Dengan senjata Anda bisa membunuh teroris.
Tapi dengan pendidikan Anda mampu membunuh terorisme.
(Malala Yousafzai)
Terorisme adalah ajaran. Ia adalah buah radikalisasi pemahaman yang ekstrim dalam memandang kenyataan. Tidak hanya orang dewasa, anak-anak pun begitu rentang terpapar ajaran demikian. Peristiwa bom berentetan di Surabaya (13, 14 Mei) yang melibatkan satu keluarga yang di dalamnya terdapat anak-anak, menjadi bukti bahwa anak-anak berada dalam pusaran radikalisme.
Kita memahami bahwa di tengah situasi sosial kita yang sakit, murung, penuh arogansi, amarah dan sektarianisme, setiap anak yang lahir di masyarakat yang sakit demikian selalu berpotensi memendam benih sektarianisme identitas yang melekat sebagai hasil interaksi dia terhadap lingkungannya perlahan-lahan.
Ini bisa dikatakan suatu bentuk perkembangan lain dari praktik terorisme itu sendiri, dari melibatkan perempuan hingga melibatkan anak-anak yang masih belia.
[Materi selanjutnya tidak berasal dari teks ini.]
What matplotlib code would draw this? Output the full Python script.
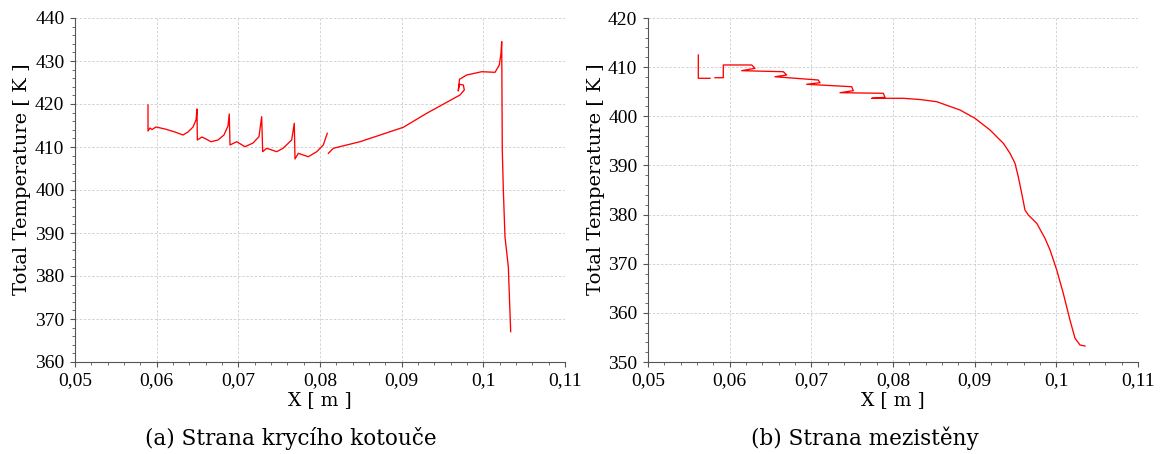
import numpy as np
import matplotlib
matplotlib.use("Agg")
import matplotlib.pyplot as plt
from matplotlib.ticker import MultipleLocator, FuncFormatter

nan = np.nan

# (a) Strana krycího kotouče
xa = [0.05894, 0.05894, 0.05918, 0.05943, 0.05992, 0.06102, 0.06224, 0.06322, 0.06384, 0.06445, 0.06482, 0.06494,
      0.06498, 0.06555, 0.06604, 0.06665, 0.06751, 0.06824, 0.06873, 0.06889,
      0.06898, 0.06980, 0.07082, 0.07180, 0.07253, 0.07286,
      0.07298, 0.07347, 0.07470, 0.07547, 0.07653, 0.07685,
      0.07694, 0.07734, 0.07857, 0.07960, 0.08040, 0.08089, nan,
      0.08102, 0.08163, 0.08490, 0.09020, 0.09307, 0.09714, 0.09767, 0.09755, 0.09706, 0.09693,
      0.09708, 0.09796, 0.09980, 0.10143, 0.10196, 0.10216, 0.10225, 0.10232, 0.10245, 0.10265, 0.10306, 0.10335]
ya = [419.77, 413.72, 414.42, 414.07, 414.65, 414.19, 413.49, 412.79, 413.49, 414.65, 416.28, 418.84,
      411.63, 412.33, 411.86, 411.23, 411.63, 412.79, 414.88, 417.67,
      410.47, 411.23, 410.07, 410.93, 412.40, 417.05,
      408.91, 409.70, 408.91, 409.70, 411.63, 415.51,
      407.21, 408.53, 407.74, 408.91, 410.47, 413.19, nan,
      408.53, 409.70, 411.23, 414.58, 417.84, 422.09, 423.26, 424.42, 424.58, 423.02,
      425.74, 426.74, 427.51, 427.37, 429.07, 431.79, 434.49, 409.30, 400.00, 389.14, 382.16, 367.05]

# (b) Strana mezistěny
xb = [0.05616, 0.05616, 0.05759, nan, 0.05820, 0.05922, 0.05922, 0.06270, 0.06310, 0.06147,
      0.06657, 0.06698, 0.06555, 0.07085, 0.07106, 0.06943, 0.07494, 0.07514, 0.07351,
      0.07881, 0.07902, 0.07739, 0.08126, 0.08331, 0.08535, 0.08820, 0.09004, 0.09188,
      0.09351, 0.09433, 0.09494, 0.09534, 0.09576, 0.09616, 0.09657, 0.09760, 0.09861,
      0.09923, 0.10005, 0.10085, 0.10167, 0.10229, 0.10290, 0.10351]
yb = [412.47, 407.73, 407.73, nan, 407.85, 407.85, 410.44, 410.44, 409.76, 409.28,
      409.07, 408.40, 408.05, 407.38, 406.83, 406.51, 406.02, 405.21, 404.80,
      404.68, 403.86, 403.66, 403.66, 403.41, 402.97, 401.28, 399.59, 397.21,
      394.50, 392.47, 390.43, 387.70, 384.33, 380.93, 379.91, 378.22, 375.17,
      372.79, 368.72, 363.98, 358.54, 354.82, 353.46, 353.25]

xticks = [0.05, 0.06, 0.07, 0.08, 0.09, 0.10, 0.11]
captions = ["(a) Strana krycího kotouče", "(b) Strana mezistěny"]
ylims = [(360, 440), (350, 420)]

plt.rcParams['font.family'] = ['Liberation Serif', 'DejaVu Serif']
label_font = ['DejaVu Serif']

fig = plt.figure(figsize=(11.65, 4.54), dpi=100)
axes = [fig.add_axes([75/1165, 92/454, 490/1165, 344/454]),
        fig.add_axes([648/1165, 92/454, 490/1165, 344/454])]
cap_x = [291/1165, 865/1165]
ylab_x = [-0.090, -0.088]

def fmt(v, pos):
    s = ('%.2f' % v).rstrip('0')
    if s.endswith('.'):
        s = s[:-1]
    return s.replace('.', ',')

for ax, xs, ys, yl, cap, cx, lx in zip(axes, [xa, xb], [ya, yb], ylims, captions, cap_x, ylab_x):
    ax.plot(xs, ys, color='#ff0000', lw=0.95)
    ax.set_xlim(0.05, 0.11)
    ax.set_ylim(*yl)
    ax.set_xticks(xticks)
    ax.xaxis.set_major_formatter(FuncFormatter(fmt))
    ax.yaxis.set_major_locator(MultipleLocator(10))
    ax.xaxis.set_minor_locator(MultipleLocator(0.002))
    ax.yaxis.set_minor_locator(MultipleLocator(2))
    for s in ['top', 'right']:
        ax.spines[s].set_visible(False)
    for s in ['left', 'bottom']:
        ax.spines[s].set_color('#555555')
        ax.spines[s].set_linewidth(0.8)
    ax.tick_params(which='major', length=3.6, width=0.8, color='#555555', labelsize=14, pad=4)
    ax.tick_params(which='minor', length=2, width=0.6, color='#555555')
    ax.grid(True, which='major', color='#cccccc', linestyle=(0, (3, 2)), linewidth=0.6)
    ax.set_xlabel('X [ m ]', fontsize=13.5, labelpad=1, family=label_font)
    ax.set_ylabel('Total Temperature [ K ]', fontsize=14.0, family=label_font)
    ax.yaxis.set_label_coords(lx, 0.532)
    fig.text(cx, 16 / 454, cap, ha='center', va='center',
             fontsize=15.5, family=label_font)

fig.savefig('out.png', dpi=100)
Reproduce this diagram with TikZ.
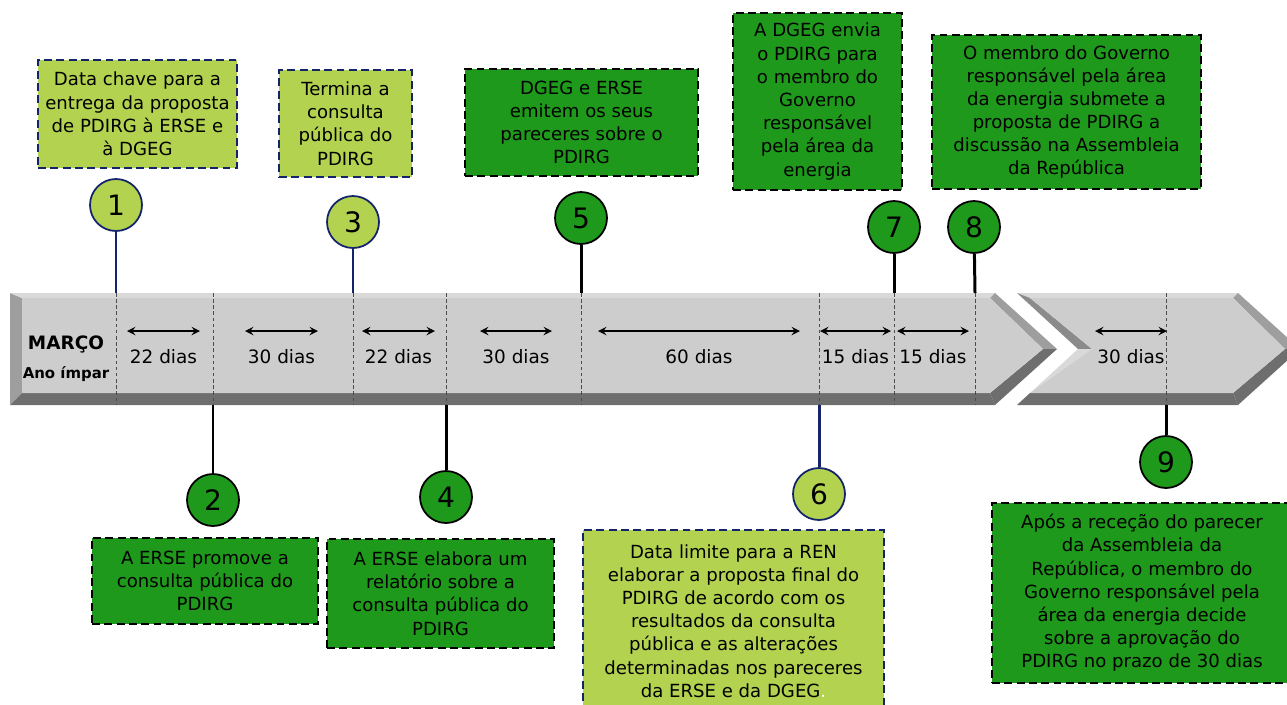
\documentclass[tikz,border=0pt]{standalone}
\usepackage{fontspec}
\setmainfont{DejaVu Sans}
\usepackage{xcolor}
\usetikzlibrary{shapes.geometric, arrows, positioning}
\definecolor{lightgreen}{HTML}{B2D250}
\definecolor{darkgreen}{HTML}{1F991B}
\definecolor{navy}{HTML}{14246B}
\definecolor{faceg}{HTML}{CDCDCD}
\definecolor{topg}{HTML}{D9D9D9}
\definecolor{sideg}{HTML}{9E9E9E}
\definecolor{lowg}{HTML}{6E6E6E}
\tikzstyle{lightbox} = [rectangle, draw=navy, fill=lightgreen, line width=1.4pt, dash pattern=on 4.5pt off 2.5pt, align=center, inner sep=2pt, font=\fontsize{10.3}{13.2}\selectfont]
\tikzstyle{darkbox} = [rectangle, draw=black, fill=darkgreen, line width=1.4pt, dash pattern=on 4.5pt off 2.5pt, align=center, inner sep=2pt, font=\fontsize{10.3}{13.2}\selectfont]
\tikzstyle{lightdot} = [circle, minimum size=1.04cm, inner sep=0pt, draw=navy, fill=lightgreen, line width=1pt, font=\fontsize{16}{16}\selectfont]
\tikzstyle{darkdot} = [circle, minimum size=1.04cm, inner sep=0pt, draw=black, fill=darkgreen, line width=1pt, font=\fontsize{16}{16}\selectfont]
\tikzstyle{navystem} = [navy, line width=1.7pt]
\tikzstyle{blackstem} = [black, line width=1.7pt]
\tikzstyle{daytick} = [black!70, line width=0.5pt, dash pattern=on 2pt off 1.5pt]
\tikzstyle{dayspan} = [line width=1.1pt,<->,>=stealth]

\begin{document}
\begin{tikzpicture}[x=0.02cm, y=-0.02cm]
    \useasboundingbox (0,0) rectangle (1287,704);
    % first band
    \fill[sideg] (10,293) -- (22,298) -- (22,393) -- (10,405) -- cycle;
    \fill[topg] (10,293) -- (995,293) -- (990,298) -- (22,298) -- cycle;
    \fill[sideg] (995,293) -- (1057,349) -- (1043,349) -- (990,298) -- cycle;
    \fill[lowg] (1057,349) -- (995,405) -- (990,393) -- (1043,349) -- cycle;
    \fill[lowg] (10,405) -- (995,405) -- (990,393) -- (22,393) -- cycle;
    \fill[faceg] (22,298) -- (990,298) -- (1043,349) -- (990,393) -- (22,393) -- cycle;
    % second band
    \fill[topg] (1017,293) -- (1238,293) -- (1233,298) -- (1030,298) -- cycle;
    \fill[lowg!80] (1017,293) -- (1078,349) -- (1092,349) -- (1030,298) -- cycle;
    \fill[topg] (1078,349) -- (1017,405) -- (1030,393) -- (1092,349) -- cycle;
    \fill[sideg] (1238,293) -- (1300,349) -- (1285,349) -- (1233,298) -- cycle;
    \fill[lowg] (1300,349) -- (1238,405) -- (1233,393) -- (1285,349) -- cycle;
    \fill[lowg] (1017,405) -- (1238,405) -- (1233,393) -- (1030,393) -- cycle;
    \fill[faceg] (1030,298) -- (1233,298) -- (1285,349) -- (1233,393) -- (1030,393) -- (1092,349) -- cycle;

    \foreach \x in {116,213,353,446,581,819,894,975,1166}
        \draw[daytick] (\x,293) -- (\x,405);

    \node (marco) at (66,344) {\fontsize{10.5}{12}\selectfont\bfseries MARÇO};
    \node (ano) at (66,374) {\fontsize{8.5}{10}\selectfont\bfseries Ano ímpar};

    \foreach \l/\r/\d [count=\i] in {127/200/22,245/318/30,362/435/22,480/552/30,598/800/60,820/891/15,897/969/15,1095/1167/30}{
        \coordinate (al\i) at (\l,331);
        \coordinate (ar\i) at (\r,331);
        \draw[dayspan] (al\i) -- (ar\i);
        \node (lab\i) at ({(\l+\r)/2},357) {\fontsize{10.5}{12}\selectfont \d\ dias};
    }

    % points on the band
    \coordinate (t1) at (116,293);
    \coordinate (t2) at (213,405);
    \coordinate (t3) at (353,293);
    \coordinate (t4) at (446,405);
    \coordinate (t5) at (581,293);
    \coordinate (t6) at (819,405);
    \coordinate (t7) at (894,293);
    \coordinate (t8) at (975,293);
    \coordinate (t9) at (1166,405);

    \node (c1) [lightdot] at (116,205) {1};
    \node (c2) [darkdot] at (213,500) {2};
    \node (c3) [lightdot] at (353,222) {3};
    \node (c4) [darkdot] at (446,497) {4};
    \node (c5) [darkdot] at (581,218) {5};
    \node (c6) [lightdot] at (819,494) {6};
    \node (c7) [darkdot] at (894,227) {7};
    \node (c8) [darkdot] at (974,227) {8};
    \node (c9) [darkdot] at (1166,462) {9};

    \draw[navystem] (c1) -- (t1);
    \draw[blackstem] (c2) -- (t2);
    \draw[navystem] (c3) -- (t3);
    \draw[blackstem] (c4) -- (t4);
    \draw[blackstem] (c5) -- (t5);
    \draw[navystem] (c6) -- (t6);
    \draw[blackstem] (c7) -- (t7);
    \draw[blackstem] (c8) -- (t8);
    \draw[blackstem] (c9) -- (t9);

    \node (box1) [lightbox, minimum width=3.98cm, minimum height=2.16cm] at (137.5,114) {Data chave para a\\entrega da proposta\\de PDIRG à ERSE e\\à DGEG};
    \node (box3) [lightbox, minimum width=2.66cm, minimum height=2.14cm] at (345.5,123.5) {Termina a\\consulta\\pública do\\PDIRG};
    \node (box5) [darkbox, minimum width=4.66cm, minimum height=2.14cm] at (581.5,122.5) {DGEG e ERSE\\emitem os seus\\pareceres sobre o\\PDIRG};
    \node (box7) [darkbox, minimum width=3.38cm, minimum height=3.54cm] at (817.5,101.5) {A DGEG envia\\o PDIRG para\\o membro do\\Governo\\responsável\\pela área da\\energia};
    \node (box8) [darkbox, minimum width=5.38cm, minimum height=3.08cm] at (1066.5,112) {O membro do Governo\\responsável pela área\\da energia submete a\\proposta de PDIRG a\\discussão na Assembleia\\da República};
    \node (box2) [darkbox, minimum width=4.52cm, minimum height=1.72cm] at (205,581) {A ERSE promove a\\consulta pública do\\PDIRG};
    \node (box4) [darkbox, minimum width=4.54cm, minimum height=2.18cm] at (440.5,593.5) {A ERSE elabora um\\relatório sobre a\\consulta pública do\\PDIRG};
    \node (box6) [lightbox, minimum width=6.02cm, minimum height=3.64cm] at (733.5,621) {Data limite para a REN\\elaborar a proposta final do\\PDIRG de acordo com os\\resultados da consulta\\pública e as alterações\\determinadas nos pareceres\\da ERSE e da DGEG{\color{white}.}};
    \node (box9) [darkbox, minimum width=6cm, minimum height=3.6cm] at (1142,593) {Após a receção do parecer\\da Assembleia da\\República, o membro do\\Governo responsável pela\\área da energia decide\\sobre a aprovação do\\PDIRG no prazo de 30 dias};
\end{tikzpicture}
\end{document}
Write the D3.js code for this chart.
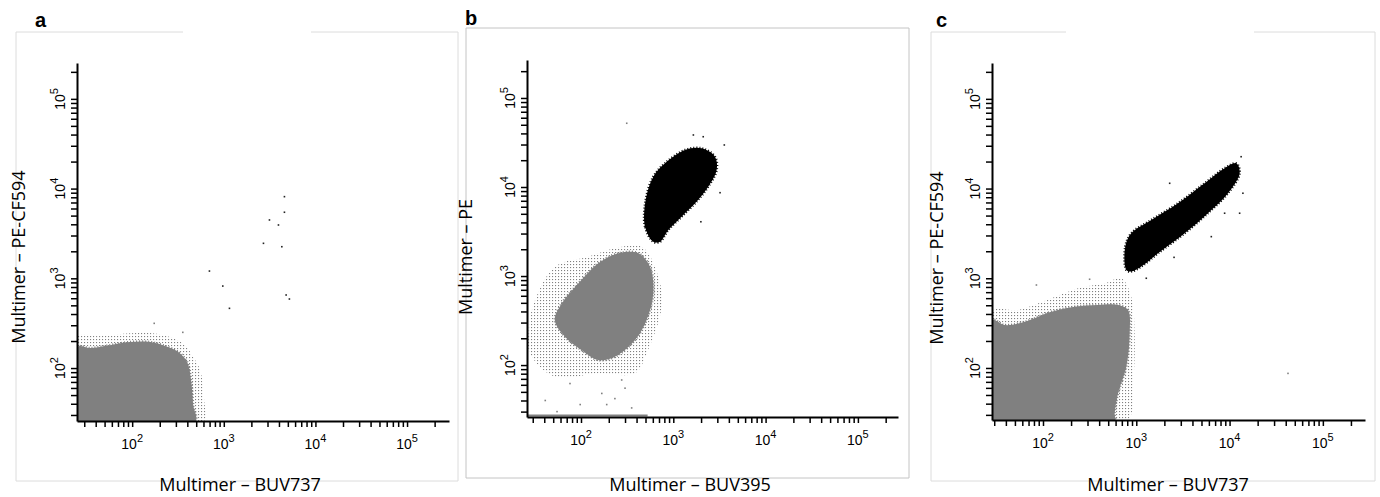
<!DOCTYPE html>
<html>
<head>
<meta charset="utf-8">
<script src="https://cdn.jsdelivr.net/npm/d3@7"></script>
<style>
  body { margin: 0; background: #fff; }
  svg { display: block; }
</style>
</head>
<body>
<div id="chart"></div>
<script>
// ---- Data (fluorescence units) ----
const decadeLabels = [100, 1000, 10000, 100000];
const decadeExps = ["2", "3", "4", "5"];

const panelLetters = ["a", "b", "c"];
const xTitles = ["Multimer \u2013 BUV737", "Multimer \u2013 BUV395", "Multimer \u2013 BUV737"];
const yTitles = ["Multimer \u2013 PE-CF594", "Multimer \u2013 PE", "Multimer \u2013 PE-CF594"];

// axis extents per panel
const xExtents = [[25, 287000], [26, 272000], [28.4, 283000]];
const yExtents = [[25.7, 251000], [26.1, 267000], [26.3, 251000]];

// panel a : negative population only
const aCore = [[25, 25], [25, 171], [35, 167], [57, 180], [95, 195], [157, 195], [229, 176],
  [318, 151], [398, 117], [440, 73], [463, 39], [486, 25]];
const aHalo = [[25, 25], [25, 222], [45, 227], [95, 245], [165, 245], [260, 222], [378, 180],
  [463, 133], [552, 95], [610, 44], [596, 25]];
const aGrayDots = [[174, 315], [357, 250]];
const aBlackDots = [[697, 1205], [975, 820], [1153, 463], [2710, 2455], [3150, 4470], [3950, 3930],
  [4300, 2250], [4590, 8130], [4590, 5450], [4790, 652], [5200, 588]];

// panel b
const bCore = [[52, 321], [67, 208], [102, 147], [154, 114], [233, 124], [385, 191], [514, 321],
  [607, 640], [560, 1270], [418, 1800], [254, 1800], [154, 1390], [94, 828], [62, 493]];
const bHalo = [[27, 227], [28, 135], [52, 74], [154, 81], [385, 81], [514, 135], [748, 452],
  [689, 982], [455, 2130], [233, 2050], [120, 1650], [52, 1270], [30, 452]];
const bPositive = [[607, 2430], [494, 3580], [502, 7150], [607, 13060], [813, 18450], [1340, 26060],
  [2030, 27200], [2830, 21900], [2950, 15500], [2390, 10070], [1720, 6560], [1230, 4640],
  [883, 3290], [718, 2430]];
const bGrayDots = [[313, 52000], [168, 48], [233, 42], [300, 55], [354, 33], [98, 36], [41, 40],
  [55, 30], [190, 36], [76, 62], [276, 68]];
const bBlackDots = [[1650, 38400], [2110, 36700], [3570, 29650], [3210, 8630], [1990, 4070]];
const bAxisPile = [26, 527];

// panel c
const cCore = [[28, 25], [28, 343], [39, 301], [64, 328], [123, 424], [219, 482], [389, 504],
  [637, 504], [815, 443], [849, 244], [782, 103], [637, 52], [587, 31], [587, 25]];
const cHalo = [[28, 25], [28, 424], [54, 443], [123, 598], [237, 773], [458, 879], [690, 1000],
  [883, 624], [959, 244], [923, 67], [782, 25]];
const cPositive = [[782, 1240], [762, 2250], [883, 3170], [1450, 4470], [2800, 6850], [5400, 11450],
  [8850, 16830], [11800, 19130], [12820, 14820], [9620, 8870], [5860, 5310], [3300, 3170],
  [1710, 1900], [1130, 1350], [883, 1190]];
const cGrayDots = [[42300, 87], [316, 975], [85, 841]];
const cBlackDots = [[13300, 22650], [13900, 8870], [6370, 2910], [2540, 1710], [2280, 11450],
  [1280, 1000], [8850, 5310], [12820, 5310]];

const panels = [
  {core: aCore, halo: aHalo, positive: null, grayDots: aGrayDots, blackDots: aBlackDots, pile: null},
  {core: bCore, halo: bHalo, positive: bPositive, grayDots: bGrayDots, blackDots: bBlackDots, pile: bAxisPile},
  {core: cCore, halo: cHalo, positive: cPositive, grayDots: cGrayDots, blackDots: cBlackDots, pile: null}
];

// ---- Layout ----
const layouts = [
  {x0: 77, x1: 449, y0: 421, y1: 63, frame: [16, 32, 458, 481], gap: [183, 311], letter: [35, 27], xTitle: [240, 491], yTitle: [25, 257]},
  {x0: 527, x1: 898, y0: 417, y1: 60, frame: [466, 28, 909, 478], gap: null, letter: [465, 25], xTitle: [690, 491], yTitle: [472, 257], frameColor: "#c4c4c4"},
  {x0: 992, x1: 1365, y0: 420, y1: 63, frame: [931, 32, 1375, 481], gap: [1066, 1254], letter: [936, 27], xTitle: [1168, 491], yTitle: [943, 258]}
];

const gray = "#808080";

const svg = d3.select("#chart").append("svg")
  .attr("width", 1380)
  .attr("height", 497);

const defs = svg.append("defs");
defs.append("pattern")
  .attr("id", "speckle")
  .attr("width", 3).attr("height", 3)
  .attr("patternUnits", "userSpaceOnUse")
  .append("rect")
  .attr("width", 1.1).attr("height", 1.1)
  .attr("fill", gray);

function logTicks(ext) {
  const t = [];
  for (let k = 1; k <= 5; k++) {
    for (let m = 1; m <= 9; m++) {
      const v = m * Math.pow(10, k);
      if (v >= ext[0] && v <= ext[1]) t.push(v);
    }
  }
  return t;
}

panels.forEach((p, i) => drawPanel(i, p, layouts[i]));

function drawPanel(i, p, L) {
  const x = d3.scaleLog().domain(xExtents[i]).range([L.x0, L.x1]);
  const y = d3.scaleLog().domain(yExtents[i]).range([L.y0, L.y1]);
  const g = svg.append("g");

  // frame
  const [fl, ft, fr, fb] = L.frame;
  const framePath = L.gap
    ? `M${L.gap[1]},${ft}H${fr}V${fb}H${fl}V${ft}H${L.gap[0]}`
    : `M${fl},${ft}H${fr}V${fb}H${fl}Z`;
  g.append("path")
    .attr("d", framePath)
    .attr("fill", "none")
    .attr("stroke", L.frameColor || "#dcdcdc")
    .attr("stroke-width", 1);

  // clip to plot area
  const clipId = "clip" + i;
  defs.append("clipPath").attr("id", clipId)
    .append("rect")
    .attr("x", L.x0).attr("y", L.y1)
    .attr("width", L.x1 - L.x0).attr("height", L.y0 - L.y1);

  const plot = g.append("g").attr("clip-path", `url(#${clipId})`);

  const blob = d3.line()
    .x(d => x(d[0]))
    .y(d => y(d[1]))
    .curve(d3.curveCatmullRomClosed.alpha(0.5));

  plot.append("path")
    .attr("d", blob(p.halo))
    .attr("fill", "url(#speckle)");

  plot.append("path")
    .attr("d", blob(p.core))
    .attr("fill", gray)
    .attr("stroke", gray)
    .attr("stroke-width", 2.5)
    .attr("stroke-dasharray", "1,2");

  if (p.pile) {
    plot.append("line")
      .attr("x1", x(p.pile[0])).attr("x2", x(p.pile[1]))
      .attr("y1", L.y0 - 1.5).attr("y2", L.y0 - 1.5)
      .attr("stroke", gray)
      .attr("stroke-width", 2);
  }

  if (p.positive) {
    plot.append("path")
      .attr("d", blob(p.positive))
      .attr("fill", "#000")
      .attr("stroke", "#000")
      .attr("stroke-width", 2.5)
      .attr("stroke-dasharray", "1,2");
  }

  plot.selectAll(".gdot")
    .data(p.grayDots)
    .enter().append("rect")
    .attr("x", d => x(d[0]) - 0.8).attr("y", d => y(d[1]) - 0.8)
    .attr("width", 1.6).attr("height", 1.6)
    .attr("fill", gray);

  plot.selectAll(".bdot")
    .data(p.blackDots)
    .enter().append("rect")
    .attr("x", d => x(d[0]) - 0.8).attr("y", d => y(d[1]) - 0.8)
    .attr("width", 1.6).attr("height", 1.6)
    .attr("fill", "#222");

  // axes
  const xAxis = g.append("g")
    .attr("transform", `translate(0,${L.y0})`)
    .call(d3.axisBottom(x).tickValues(logTicks(xExtents[i])).tickSize(6).tickSizeOuter(0).tickFormat(""));
  const yAxis = g.append("g")
    .attr("transform", `translate(${L.x0},0)`)
    .call(d3.axisLeft(y).tickValues(logTicks(yExtents[i])).tickSize(6).tickSizeOuter(0).tickFormat(""));
  [xAxis, yAxis].forEach(a => {
    a.select(".domain").attr("stroke", "#000").attr("stroke-width", 2);
    a.selectAll(".tick line").attr("stroke", "#000").attr("stroke-width", 1.5);
  });

  // decade labels
  decadeLabels.forEach((v, j) => {
    const t = g.append("text")
      .attr("x", x(v)).attr("y", L.y0 + 28)
      .attr("text-anchor", "middle")
      .style("font-family", "'Liberation Sans', Arial, sans-serif")
      .style("font-size", "14px")
      .attr("fill", "#000");
    t.append("tspan").text("10");
    t.append("tspan").attr("dy", -7).style("font-size", "11px").text(decadeExps[j]);

    const ty = g.append("text")
      .attr("transform", `translate(${L.x0 - 12},${y(v)}) rotate(-90)`)
      .attr("text-anchor", "middle")
      .style("font-family", "'Liberation Sans', Arial, sans-serif")
      .style("font-size", "14px")
      .attr("fill", "#000");
    ty.append("tspan").text("10");
    ty.append("tspan").attr("dy", -7).style("font-size", "11px").text(decadeExps[j]);
  });

  // titles
  g.append("text")
    .attr("x", L.xTitle[0]).attr("y", L.xTitle[1])
    .attr("text-anchor", "middle")
    .style("font-family", "'Open Sans', sans-serif")
    .style("font-size", "18px")
    .text(xTitles[i]);

  g.append("text")
    .attr("transform", `translate(${L.yTitle[0]},${L.yTitle[1]}) rotate(-90)`)
    .attr("text-anchor", "middle")
    .style("font-family", "'Open Sans', sans-serif")
    .style("font-size", "18px")
    .text(yTitles[i]);

  g.append("text")
    .attr("x", L.letter[0]).attr("y", L.letter[1])
    .style("font-family", "'Liberation Sans', Arial, sans-serif")
    .style("font-weight", "bold")
    .style("font-size", "20px")
    .text(panelLetters[i]);
}
</script>
</body>
</html>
Ini menyedihkan. Tanpa tindakan yang serius, potensi radikalisasi seperti ini berpotensi terwariskan lintas generasi.
Institusi keluarga dan sekolah, yang mewakili institusi privasi dan institusi publik, cukup fundamental dalam konteks ini untuk bisa mengambil peran dalam menangkal potensi radikalisasi pada anak sejak dini.
Seperti kata Mandela, Tidak ada manusia yang lahir dengan membawa kebencian, orang belajar membenci. Karena itu manusia juga dapat diajarkan bagaimana mencintai. Karena cinta datang secara alami sedang kebencian adalah hasil dari proses belajar yang salah.
Benar, tidak mudah bagi manusia untuk bisa menjadi teroris. Ada proses yang tidak mudah bagaimana manusia meracik kebencian perlahan-lahan. Terakumulasi lalu kemudian pada akhirnya mereka merasakan kekebalan kemanusiaan.
Apa yang disebut Karen Amstrong (2014) memang benar, kekebalan kemanusiaan  membuat manusia mampu menaklukkan rasa takut untuk membunuh. Caranya adalah ketika manusia mampu mengkopuasi kebencian yang dalam terhadap siapa yang ia anggap musuh.
Seorang manusia hanya mampu membunuh ketika ia mampu menciptakan gambaran monster terhadap siapa yang ia anggap musuh. Ia harus meyakinkan diri terlebih dahulu (dalam proses belajar/indoktrinasi yang tidak singkat) bahwa musuhnya bukanlah manusia melainkan monster yang kejam. Gambaran monster ini adalah kebencian yang terakumulasi dalam jiwanya yang sudah cukup dalam.